RAG (Retrieval-Augmented Generation)
Overview
RAG combines the power of retrieval-based systems with generative AI models to provide accurate, context-aware responses. Instead of relying solely on the LLM's training data, RAG fetches relevant information from your document repository before generating responses.
Basic RAG Flow
Configuration
Here's how to configure a RAG agent with our enhanced architecture:
{
    "name": "DocumentHelper",
    "description": "Document assistant",
    "agentType": "rag",
    "notes": "Agent for document queries",
    "config": {
        "filter_value": {},
        "limit": 5,
        "system_prompt": """|
      Context information is below.
      ---------------------
      {context_str}
      ---------------------
      Given the context information and not prior knowledge, answer the query.
      Query: {query_str}
      Answer: """,
        "llm_model_id": "amazon.nova-micro-v1:0",
        "inference_config": {
            "max_tokens": 4000,
            "temperature": 0.7
        }
    }
}
Max Retries
When invoking agents that error for any reason (E.g., input is too large, network issue, etc.),
the client you're using to make the request could time out.
To help with this, you could set max_retries in the inference_config to a low number (E.g., 2).
Best Practices
- 
Document Preparation - Ensure documents are properly chunked
- Maintain consistent formatting
- Include metadata for filtering
 
- 
Query Formation - Be specific in queries
- Use natural language
- Include relevant context
 
- 
Filter Usage - The filterValueparameter follows the Semantic API filtering structure
- For detailed filter options and syntax, refer to the Semantic API Documentation
- Common filters include document type, department, and date ranges
- Combine with semantic search for better results
 
- The 
The filtering capabilities are provided by the Semantic API. Check their documentation for the complete list of supported filters and proper filter syntax.
Streaming Support
RAG agents support streaming responses through the unified /v1/agents/{agent_id}/versions/{version_id-or-latest}/invoke-stream endpoint:
POST /v1/agents/{agent_id}/versions/{version_id-or-latest}/invoke-stream
{
    "messages": [
        {
            "role": "user",
            "content": "What's in our HR policy about vacation days?"
        }
    ],
    "filterValue": {
        "department": "HR",
        "documentType": "policy"
    }
}
When using streaming, responses come in chunks.

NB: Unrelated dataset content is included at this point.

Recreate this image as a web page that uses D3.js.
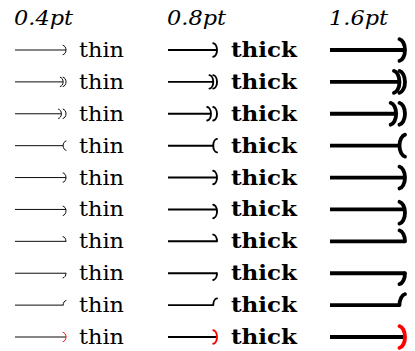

Each chunk is a valid JSON object containing a portion of the complete response. The concatenation of all chunks forms the complete text response, which is not in JSON format.
Deep Search
You can enhance RAG agents with Deep Search capabilities for more comprehensive analysis.
To enable Deep Search, include enable_deep_search: true in your request to the standard invoke-agent or invoke-agent-stream endpoints.
hx_env_id is also required; however, it will be automatically be extracted from the JWT token if your authentication is setup properly.
Example Deep Search Request
POST /v1/agents/{agent_id}/invoke-agent
{
    "messages": [
        {
            "role": "user",
            "content": "What's in our HR policy about vacation days? Provide a detailed analysis."
        }
    ],    
    "enable_deep_search": true,
    "filterValue": {
        "department": "HR",
        "documentType": "policy"
    }
}
- Deep Search performs a more thorough, multi-step research process and can take several minutes to respond.
- It is ideal for complex queries that require in-depth analysis across multiple documents.
Due to the nature of streaming, returning data chunk by chunk, failures that occur during runtime are difficult to return to the client. Therefore, the returned status code might be a 200, but we do our best to return the error in the response. However, it's also difficult doing that, as silent failures could occur. Please check the logs for errors that occur.